Después de tomar el sol, comer ensalada de garbanzos y dormir la siesta, hemos encontrado dos palets. Estaban en la calle, muy lejos del piso. Los hemos arrastrado durante veinte minutos, con sus astillas y sus tantos kilos de peso, poco a poco, calle a calle, hasta la bendita terraza. Vamos a utilizarlos para poner un huerto vertical (¡claro que vamos a poner un huerto!). El huerto va a tener perejil y albahaca, para no empezar muy fuerte, y luego G. (el comandante, el almirante, el matarife del huerto) quiere plantar tomates Cherry y pimientos y ajos y más cosas, muchas más cosas. Yo creo que, al final, todas las cosas del mundo van a estar en ese huerto.

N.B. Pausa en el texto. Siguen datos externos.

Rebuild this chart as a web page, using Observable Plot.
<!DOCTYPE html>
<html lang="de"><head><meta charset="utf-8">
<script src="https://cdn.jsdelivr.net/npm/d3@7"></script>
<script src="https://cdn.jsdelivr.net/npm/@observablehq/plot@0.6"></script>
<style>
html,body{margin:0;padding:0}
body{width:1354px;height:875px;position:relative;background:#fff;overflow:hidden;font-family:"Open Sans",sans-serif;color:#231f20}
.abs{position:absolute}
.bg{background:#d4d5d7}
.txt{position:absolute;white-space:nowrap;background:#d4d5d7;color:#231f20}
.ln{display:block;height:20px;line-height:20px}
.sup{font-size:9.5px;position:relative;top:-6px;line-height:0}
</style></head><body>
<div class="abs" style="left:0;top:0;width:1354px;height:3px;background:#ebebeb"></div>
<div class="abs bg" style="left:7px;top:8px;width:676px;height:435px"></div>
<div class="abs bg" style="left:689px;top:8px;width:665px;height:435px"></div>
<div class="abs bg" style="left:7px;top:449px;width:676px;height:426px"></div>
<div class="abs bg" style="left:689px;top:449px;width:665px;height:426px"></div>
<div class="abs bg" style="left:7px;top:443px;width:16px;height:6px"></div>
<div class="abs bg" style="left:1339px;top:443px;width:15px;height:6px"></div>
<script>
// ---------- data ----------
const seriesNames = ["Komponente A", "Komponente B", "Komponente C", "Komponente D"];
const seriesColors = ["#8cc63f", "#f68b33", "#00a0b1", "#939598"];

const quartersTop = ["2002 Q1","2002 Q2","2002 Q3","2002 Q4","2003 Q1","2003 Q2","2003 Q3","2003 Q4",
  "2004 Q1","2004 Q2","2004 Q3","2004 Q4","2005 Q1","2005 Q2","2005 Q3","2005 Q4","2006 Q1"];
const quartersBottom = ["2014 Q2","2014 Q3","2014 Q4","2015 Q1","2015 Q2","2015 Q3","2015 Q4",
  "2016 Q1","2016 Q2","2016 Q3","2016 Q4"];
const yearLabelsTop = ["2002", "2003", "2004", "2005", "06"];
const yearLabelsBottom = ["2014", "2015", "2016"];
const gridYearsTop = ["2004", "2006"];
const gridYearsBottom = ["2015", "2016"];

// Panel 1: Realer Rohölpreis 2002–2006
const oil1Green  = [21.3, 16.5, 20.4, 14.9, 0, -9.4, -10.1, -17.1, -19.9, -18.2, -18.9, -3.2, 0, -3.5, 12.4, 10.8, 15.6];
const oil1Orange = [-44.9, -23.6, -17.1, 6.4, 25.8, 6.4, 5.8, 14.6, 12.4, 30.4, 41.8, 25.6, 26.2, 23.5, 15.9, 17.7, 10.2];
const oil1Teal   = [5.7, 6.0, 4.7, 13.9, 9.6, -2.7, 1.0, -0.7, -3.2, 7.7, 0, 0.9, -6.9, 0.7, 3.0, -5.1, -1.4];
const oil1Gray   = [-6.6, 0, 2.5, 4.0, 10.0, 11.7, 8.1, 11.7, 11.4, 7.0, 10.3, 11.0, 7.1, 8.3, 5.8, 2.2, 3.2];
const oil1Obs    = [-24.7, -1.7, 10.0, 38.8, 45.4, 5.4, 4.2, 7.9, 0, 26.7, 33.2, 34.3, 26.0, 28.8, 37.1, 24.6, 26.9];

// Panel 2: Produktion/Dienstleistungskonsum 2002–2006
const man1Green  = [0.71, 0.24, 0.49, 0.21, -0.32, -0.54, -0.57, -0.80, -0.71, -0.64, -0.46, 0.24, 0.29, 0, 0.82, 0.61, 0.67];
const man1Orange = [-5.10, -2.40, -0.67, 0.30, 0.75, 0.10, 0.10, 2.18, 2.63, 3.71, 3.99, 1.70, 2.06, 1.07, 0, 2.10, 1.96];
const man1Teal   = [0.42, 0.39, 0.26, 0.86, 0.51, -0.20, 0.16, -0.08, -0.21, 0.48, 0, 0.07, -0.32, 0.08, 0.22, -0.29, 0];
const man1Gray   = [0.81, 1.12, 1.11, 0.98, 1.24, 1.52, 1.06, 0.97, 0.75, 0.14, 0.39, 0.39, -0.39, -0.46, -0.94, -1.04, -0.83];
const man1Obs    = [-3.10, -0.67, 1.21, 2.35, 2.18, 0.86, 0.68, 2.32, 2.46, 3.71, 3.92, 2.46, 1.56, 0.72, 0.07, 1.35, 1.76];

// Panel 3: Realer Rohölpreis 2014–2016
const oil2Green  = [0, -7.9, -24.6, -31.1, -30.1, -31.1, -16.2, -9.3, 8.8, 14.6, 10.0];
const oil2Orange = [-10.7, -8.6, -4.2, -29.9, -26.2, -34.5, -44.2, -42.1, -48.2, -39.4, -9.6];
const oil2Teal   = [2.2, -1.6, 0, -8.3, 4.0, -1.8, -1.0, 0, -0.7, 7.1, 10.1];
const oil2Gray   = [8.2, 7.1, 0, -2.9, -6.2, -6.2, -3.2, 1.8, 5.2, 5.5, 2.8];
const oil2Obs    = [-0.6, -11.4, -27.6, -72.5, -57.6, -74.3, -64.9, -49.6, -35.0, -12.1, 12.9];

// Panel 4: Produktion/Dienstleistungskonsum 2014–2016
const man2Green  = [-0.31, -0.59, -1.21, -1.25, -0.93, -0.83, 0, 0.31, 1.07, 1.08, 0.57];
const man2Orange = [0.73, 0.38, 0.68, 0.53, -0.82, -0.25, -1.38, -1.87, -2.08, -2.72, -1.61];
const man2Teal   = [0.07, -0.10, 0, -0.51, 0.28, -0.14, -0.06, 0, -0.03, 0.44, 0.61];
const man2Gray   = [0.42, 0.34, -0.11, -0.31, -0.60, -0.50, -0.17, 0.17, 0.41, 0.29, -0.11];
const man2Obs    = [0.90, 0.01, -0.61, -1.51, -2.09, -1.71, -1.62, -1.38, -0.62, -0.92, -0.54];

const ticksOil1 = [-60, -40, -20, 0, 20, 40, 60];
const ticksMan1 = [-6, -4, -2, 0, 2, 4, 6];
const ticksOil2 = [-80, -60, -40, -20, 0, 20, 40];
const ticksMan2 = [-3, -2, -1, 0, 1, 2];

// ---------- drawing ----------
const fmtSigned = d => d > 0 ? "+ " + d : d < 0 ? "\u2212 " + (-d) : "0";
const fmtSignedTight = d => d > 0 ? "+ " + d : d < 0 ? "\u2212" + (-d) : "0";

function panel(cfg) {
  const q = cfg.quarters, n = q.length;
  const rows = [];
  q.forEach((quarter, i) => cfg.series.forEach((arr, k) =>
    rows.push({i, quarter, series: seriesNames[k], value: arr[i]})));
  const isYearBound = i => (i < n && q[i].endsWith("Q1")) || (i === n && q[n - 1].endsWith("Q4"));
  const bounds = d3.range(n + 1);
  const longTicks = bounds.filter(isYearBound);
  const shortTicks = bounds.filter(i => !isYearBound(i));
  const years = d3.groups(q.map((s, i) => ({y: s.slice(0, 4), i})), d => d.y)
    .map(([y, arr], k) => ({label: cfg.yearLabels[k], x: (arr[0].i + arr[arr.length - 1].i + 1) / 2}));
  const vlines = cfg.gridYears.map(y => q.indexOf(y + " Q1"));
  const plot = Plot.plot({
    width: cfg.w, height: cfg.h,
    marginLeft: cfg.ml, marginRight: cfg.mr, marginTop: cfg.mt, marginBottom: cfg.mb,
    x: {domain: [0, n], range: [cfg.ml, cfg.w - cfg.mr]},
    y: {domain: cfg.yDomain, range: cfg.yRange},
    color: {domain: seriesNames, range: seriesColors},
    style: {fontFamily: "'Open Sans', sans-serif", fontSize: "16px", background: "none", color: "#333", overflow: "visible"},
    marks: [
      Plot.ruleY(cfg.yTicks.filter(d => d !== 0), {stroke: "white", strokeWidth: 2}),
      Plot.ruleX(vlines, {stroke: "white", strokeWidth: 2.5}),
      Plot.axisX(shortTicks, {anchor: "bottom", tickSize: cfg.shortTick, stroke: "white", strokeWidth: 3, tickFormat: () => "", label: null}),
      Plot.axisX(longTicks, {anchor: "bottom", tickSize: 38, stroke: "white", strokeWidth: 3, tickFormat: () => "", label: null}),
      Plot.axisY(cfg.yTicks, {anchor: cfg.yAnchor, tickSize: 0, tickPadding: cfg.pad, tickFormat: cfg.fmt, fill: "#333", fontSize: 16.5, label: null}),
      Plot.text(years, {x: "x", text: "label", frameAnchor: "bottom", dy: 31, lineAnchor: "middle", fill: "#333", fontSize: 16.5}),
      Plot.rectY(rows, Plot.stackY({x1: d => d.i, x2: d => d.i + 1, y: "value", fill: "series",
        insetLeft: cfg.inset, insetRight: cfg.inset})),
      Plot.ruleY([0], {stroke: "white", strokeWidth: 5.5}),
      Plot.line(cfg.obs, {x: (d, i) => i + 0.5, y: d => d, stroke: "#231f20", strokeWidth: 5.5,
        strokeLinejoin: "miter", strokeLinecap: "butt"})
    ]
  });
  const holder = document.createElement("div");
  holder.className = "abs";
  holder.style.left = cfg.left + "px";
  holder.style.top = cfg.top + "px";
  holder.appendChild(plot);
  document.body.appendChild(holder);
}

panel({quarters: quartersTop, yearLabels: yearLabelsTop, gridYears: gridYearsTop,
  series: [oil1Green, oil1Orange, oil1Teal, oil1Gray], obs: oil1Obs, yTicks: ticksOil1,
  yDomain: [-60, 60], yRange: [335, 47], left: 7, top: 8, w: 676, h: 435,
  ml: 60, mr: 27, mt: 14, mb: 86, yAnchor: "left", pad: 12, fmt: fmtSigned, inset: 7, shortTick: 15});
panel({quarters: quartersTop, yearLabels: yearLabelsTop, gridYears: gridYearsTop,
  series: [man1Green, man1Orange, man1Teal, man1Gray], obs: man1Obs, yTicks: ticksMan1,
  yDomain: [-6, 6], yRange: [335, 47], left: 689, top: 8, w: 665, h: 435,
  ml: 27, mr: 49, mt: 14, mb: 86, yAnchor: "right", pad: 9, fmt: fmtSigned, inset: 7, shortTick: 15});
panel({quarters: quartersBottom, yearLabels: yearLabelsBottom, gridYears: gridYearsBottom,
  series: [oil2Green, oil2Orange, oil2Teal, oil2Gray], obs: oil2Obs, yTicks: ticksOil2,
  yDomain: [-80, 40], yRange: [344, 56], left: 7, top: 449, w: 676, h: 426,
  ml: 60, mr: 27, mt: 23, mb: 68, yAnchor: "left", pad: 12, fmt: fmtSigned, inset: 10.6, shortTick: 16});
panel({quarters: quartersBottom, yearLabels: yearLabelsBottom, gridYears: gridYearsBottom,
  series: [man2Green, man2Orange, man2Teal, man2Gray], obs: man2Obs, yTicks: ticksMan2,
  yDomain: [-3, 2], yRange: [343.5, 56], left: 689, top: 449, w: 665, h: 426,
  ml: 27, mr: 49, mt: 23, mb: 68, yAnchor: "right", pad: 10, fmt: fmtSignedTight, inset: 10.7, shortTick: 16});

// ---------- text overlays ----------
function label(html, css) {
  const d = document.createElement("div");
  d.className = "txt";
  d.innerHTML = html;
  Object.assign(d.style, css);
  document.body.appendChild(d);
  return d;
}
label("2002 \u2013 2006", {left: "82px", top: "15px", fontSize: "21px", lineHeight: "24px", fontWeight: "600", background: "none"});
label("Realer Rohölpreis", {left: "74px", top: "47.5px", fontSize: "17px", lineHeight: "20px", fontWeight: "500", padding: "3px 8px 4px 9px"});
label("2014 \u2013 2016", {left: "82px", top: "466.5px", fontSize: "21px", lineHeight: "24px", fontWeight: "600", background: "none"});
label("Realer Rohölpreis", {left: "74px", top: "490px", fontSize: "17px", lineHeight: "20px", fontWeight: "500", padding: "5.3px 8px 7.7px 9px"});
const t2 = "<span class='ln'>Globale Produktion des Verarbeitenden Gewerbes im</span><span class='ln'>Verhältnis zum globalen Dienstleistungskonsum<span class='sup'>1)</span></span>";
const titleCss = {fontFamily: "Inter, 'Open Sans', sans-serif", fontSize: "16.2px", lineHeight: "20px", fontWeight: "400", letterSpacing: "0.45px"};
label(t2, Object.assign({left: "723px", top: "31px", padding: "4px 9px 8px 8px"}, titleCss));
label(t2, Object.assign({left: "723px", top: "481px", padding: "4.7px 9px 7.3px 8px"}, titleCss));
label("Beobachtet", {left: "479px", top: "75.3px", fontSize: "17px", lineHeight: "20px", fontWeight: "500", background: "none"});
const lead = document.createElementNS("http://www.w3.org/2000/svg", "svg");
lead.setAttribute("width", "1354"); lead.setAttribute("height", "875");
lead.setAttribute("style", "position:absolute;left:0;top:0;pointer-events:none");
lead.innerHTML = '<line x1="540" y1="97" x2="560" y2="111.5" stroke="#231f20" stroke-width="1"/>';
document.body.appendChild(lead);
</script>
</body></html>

Incluidas nuestras ilusiones, nuestras conversaciones nocturnas sobre el futuro de Europa (“¿Pero alguien sabe realmente cómo funcionan las elecciones en Francia?”, pregunta alguien. “Espera, que lo busco en Google”, contesta otro mientras la cerveza y el tabaco corren por la mesa), la religión, los terraplanistas (“el amor no tiene lógica”), y el amor. Ese amor que en Madrid se estira, se deforma, se contrae, se vuelve oscuro y enrevesado, categórico y flexible, expansivo y complicado hasta desaparecer entre las sillas rotas y los móviles siempre encendidos, entre las sonrisas amargas, las conversaciones dejadas en visto, y las dudas —que se pierden como mecheros en el horizonte—, los recovecos y las historias demasiado complicadas.

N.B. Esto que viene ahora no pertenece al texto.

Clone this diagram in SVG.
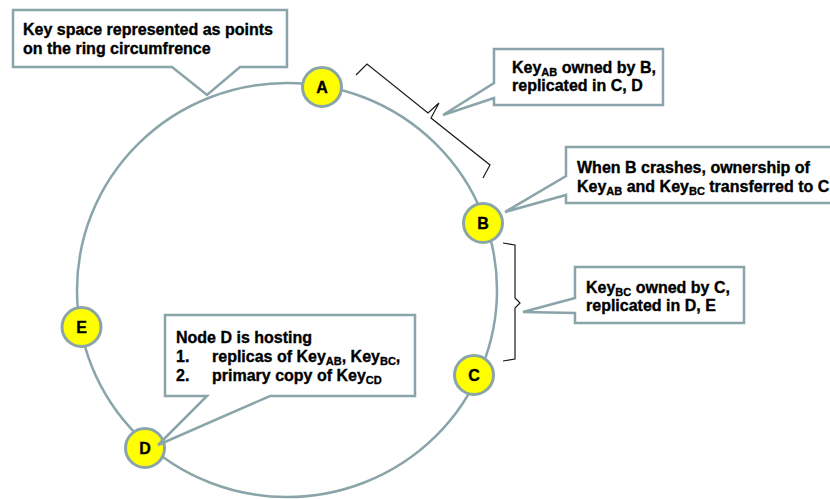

Da igual todo porque ya tenemos dos palets y una ilusión: rebelarnos contra el sistema y disfrutar de esta ciudad que nos arruina y nos impide vivir la vita lenta. Esa que me aparece en Instagram cuando me entra la ansiedad porque tengo mucho trabajo y me distraigo con cualquier cosa para no ponerme a trabajar. Voy a reclamar esa vida que va de tomar un café en la terraza y no hacer nada más que estar con la gente y dejarse aturdir por el sol insoportable de las cuatro de la tarde (baldosas calientes como una sartén recién retirada del fuego y el manillar abrasador de la silla reclinable que hemos rescatado de la basura).
Estoy leyendo un libro en el que el protagonista duda: “¿Ha muerto la revolución nada más nacer?, se preguntaba Josep, viendo dar vueltas a su mulo negro en torno a la noria. ¿Debo decir adiós a la vida con la que tanto soñé en Lérida? ¿A eso se le llama madurar? ¿A esta derrota?”. Yo no quiero madurar si madurar es dejar de soñar con ir a Lérida mientras observas, atónito de aburrimiento, las vueltas que da el mulo en torno a la noria. ¿Me estaré equivocando?, me pregunto siempre que mi mente no tiene otra cosa con la que ocuparse. ¿Debería ser un poco menos intenso? No importa. ¿A quién le importa? Tenemos dos palets en la terraza y eso, de alguna manera, nos vuelve un poco más invencibles.